[Day20] 分群數目衡量

2022 iThome 鐵人賽

DAY 20

AI & Data

人類行為數據分析- 以R和Python進行實作系列第 20 篇

14th鐵人賽

anonymous9007

團隊NTUEPM_STAT LIFE

2022-10-01 09:11:44

3707 瀏覽

分享至

分群的目的為讓群內的總變異最小，群間的總變異最大，因此在執行分群任務時，如何找到恰當的分群數目(k)是一個重要的課題。
在衡量分群數量時，可使用手肘法(Elbow Method)或平均輪廓/平均側影法(Average Silhouette Method)。

Elbow Method

手肘法(Elbow Method)針對所有資料點和各群中心距離的平方誤差和(Sum of Squared Error, SSE)進行計算，當k=1時，SSE為最大，隨著k的增加，SSE會逐漸下降，而找到最適合的分群(k)時，SSE的下降斜率會趨於平緩。

Average Silhouette Method

輪廓係數/側影係數(The Silhouette Index)為根據每個資料點的分散以及聚合來衡量分群的結果。
方法：

計算樣本i到同分類(C_i)其他樣本的平均距離a(i)，若a(i)越小，代表樣本i越屬於此分類，因此a(i)可視為樣本i在此類別內的不相似度
計算樣本i到其他分類C_j的所有樣本的平均距離b(i)，視為樣本i的群間不相似度，由於會有多個群，因此b(i)=min⁡(b_i1,b_i2,…,b_ik)
由a(i)和b(i)計算s(i)，而s(i)則稱為樣本i的輪廓係數

當s(i)越接近1，代表樣本i越屬於該分類；s(i)越接近-1，代表樣本i應該分為在其他分類中；s(i)接近0，則代表樣本i介於兩個分類的邊界上
計算所有樣本的s(i)後取平均，則可代表此分類結果的輪廓係數

Elbow method 實作

R: `kmeans()$tot.withinss`的數值為within-clusters sum of squares

library(purrr)
#用較小的資料量進行
subset_testing <- testing[sample(1:length(testing$Activity),10000),]
wss <- function(k){kmeans(subset_testing[,1:12],k,nstart = 20)$tot.withinss}

k.value <- 1:20
wss_value <- map_dbl(k.value,wss)

plot(k.value,wss_value,type= 'l',xlab = 'Number of cluster K',ylb = 'Total within-clusters sum of squares')

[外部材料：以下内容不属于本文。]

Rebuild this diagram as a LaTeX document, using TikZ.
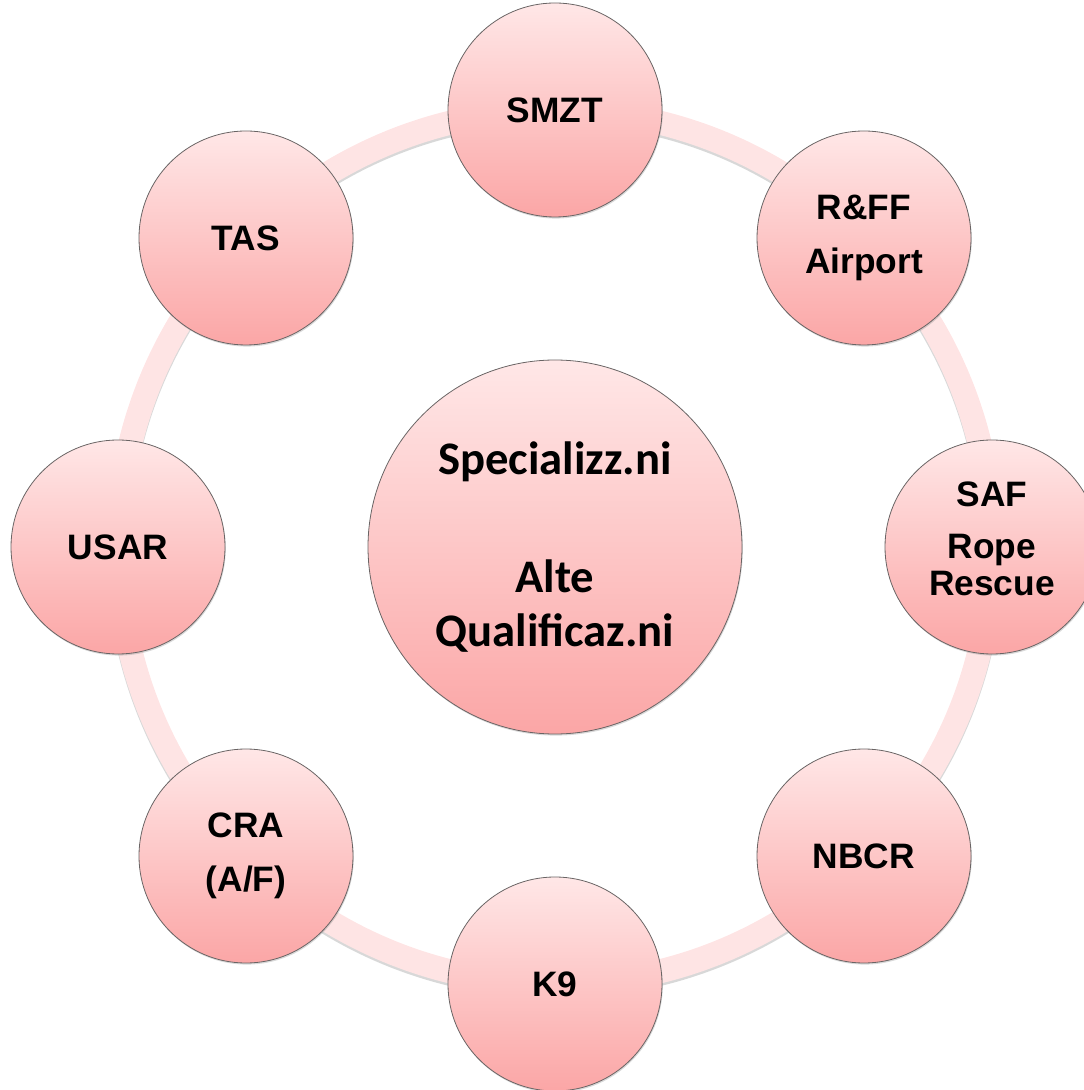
\documentclass[tikz,border=0pt]{standalone}
\usepackage{fontspec}
\setmainfont{Liberation Sans}
\newfontfamily\calibfont{Carlito}
\usetikzlibrary{shadows}
\definecolor{ringpink}{RGB}{254,228,228}
\definecolor{toppink}{RGB}{255,231,231}
\definecolor{botpink}{RGB}{251,166,166}
\definecolor{rimgray}{RGB}{105,100,100}

\begin{document}
\begin{tikzpicture}[x=0.75pt,y=0.75pt,
  ball/.style={circle,draw=rimgray,line width=0.6pt,top color=toppink,bottom color=botpink,
    minimum size=160.5pt,inner sep=0pt,align=center,
    font=\bfseries\fontsize{26.5}{27.75}\selectfont,
    drop shadow={opacity=0.3,shadow xshift=0.6pt,shadow yshift=-1.2pt}}]
\useasboundingbox (0,0) rectangle (1084,1090);
\coordinate (O) at (555,543);
\coordinate (Os) at (555,540.5);
% ring behind the circles
\draw[line width=18pt,black!30,opacity=.5] (Os) circle (437);
\draw[line width=18pt,ringpink] (O) circle (437);

\draw (O) node[ball,minimum size=280.5pt,font=\calibfont\bfseries\fontsize{35}{40.5}\selectfont] (SPEC) {Specializz.ni\\[48pt]Alte\\Qualificaz.ni}
  +(90:437) node[ball] (SMZT) {SMZT}
  +(45:437) node[ball] (RFF) {R\&FF\\[13pt]Airport}
  +(0:437) node[ball] (SAF) {SAF\\[11pt]Rope\\Rescue\\[-15pt]\mbox{}}
  +(-45:437) node[ball] (NBCR) {NBCR}
  +(-90:437) node[ball] (K9) {K9}
  +(-135:437) node[ball] (CRA) {CRA\\[13pt](A/F)}
  +(180:437) node[ball] (USAR) {USAR}
  +(135:437) node[ball] (TAS) {TAS};
\end{tikzpicture}
\end{document}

Python: `kMeans().fit_predict().inertia_`的數值為within-clusters sum of squares

import matplotlib.pyplot as plt
## 用較小的資料量進行
index = list(range(0,(X_test.shape[0])-1))
sample_index = random.sample(index, 10000)

wss_avg = []
for i in range(2,20):
    kmeans_fit = cluster.KMeans(n_clusters = i,algorithm="elkan").fit(X_test[sample_index,:])
    kmeans_fit.fit_predict(X_test[sample_index,:])
    wss_avg.append(kmeans_fit.inertia_)
plt.plot(range(2,20), wss_avg)

Silhouette Index 實作

接續前一天的Kmeans模型，實作分群衡量。

R: `cluster`套件中的`silhouette`

## 用較小的資料量
## subset_testing[,13]為activity
subset_testing <- testing[sample(1:length(testing$Activity),10000),]
silhouette_score <- function(k){
  km <- kmeans(subset_testing[,1:12], centers = k, nstart=25)
  ss <- silhouette(km$cluster, dist(subset_testing[,13]))
  mean(ss[, 3])
}
k <- 2:20
avg_sil <- sapply(k, silhouette_score)
plot(k, type='b', avg_sil, xlab='Number of clusters', ylab='Average Silhouette Scores', frame=FALSE)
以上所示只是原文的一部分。